Don’t Just Save money instead invest money to save yourself

Why would you want to invest money when you can happily save and earn a decent return on investment with your savings account which is in the range of 4 to 6 percent? However, unless you have a huge money say for example, you have 100 crores in the bank for which you get four percent interest which is around four crores, saving money is not going to help you.

Most of us do not have that luxury and if you have so much money I am sure we would not just save it in the bank and eat on the interest alone. We would surely invest. But in case you do not have so much amount of money; the problem is not with investing but the way the money is invested. You have to factor in the risk associated with it and then choose the investments wisely.

For example, even if you invested the money in fixed deposit, say you invested rupees 100 in 2006 and got around 8.5 percent on the deposit you would have got only 200 rupees in nine years. On the other hand from the last decade the inflation has been at 9.3 percent. For example if a broiler costs around 60 rupees in 2006, it is around 120 rupees today. So for 100 rupees chicken in 2006 we are paying 200 in 2014. This clearly shows that merely saving money or putting in FDs is not going to help. To survive we have to earn, save or invest in such a way that we always get more than the rate of inflation.

Now the question is not to invest or to invest but where to invest. If you look at throughout history and over a longer period of time the best asset has always been equities. Yes, the share market has always given the highest returns but also higher risks.

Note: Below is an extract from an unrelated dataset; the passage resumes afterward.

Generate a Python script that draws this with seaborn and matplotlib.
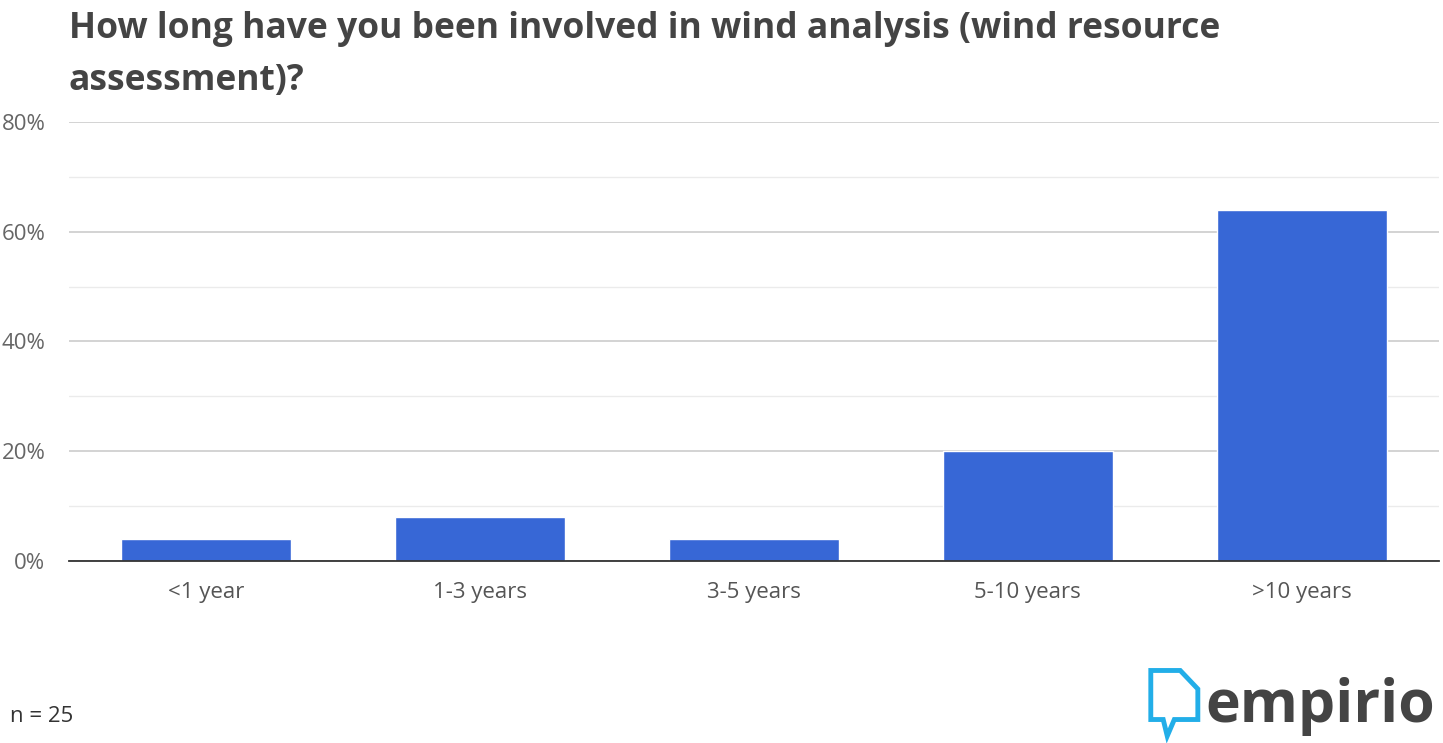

So when you invest in shares make sure you know everything about them or the broker whom you trust to invest is explaining you everything and the risk associated with it. Once you reach the investment profit or the target you set make sure you withdraw the amount or you use it for some other purpose. As earlier said share markets are risky as well, so also be ready to remove the amount if it is not performing well. In short keep a loss target, say if you are business is selling phones, then you offer discount if the sales are not going well. Similarly, see the minimum amount you can afford to sell the shares.

You can also try mutual funds which invest in variety of shares but offer lesser risks and also you can start with lesser amount.

Off course, then you have the real estate, gold, silver, foreign currency and commodities etc. So like these there are many opportunities. Just see which one matches your skills, interest areas and in which you are willing to take risk. As always make sure you have minimum loss and maximum profit target. If the investment did well and achieved your profit expectations, sell it or save the profit or diversify your investment in a new area.

If the investment did below your expectations, do not wait for the losses to pile up and put you under debts, make sure you have a plan B and remove the investment and go for the new thing.

Lastly, sometimes in spite of going according to plan, things might fail in terms of a death, natural calamities or a mishap etc. To save your investments or business from such events, make sure you have a life insurance or general insurance accordingly.

Most importantly, make sure you are reviewing your investment plans from time to time and adjust accordingly in case of any new changes.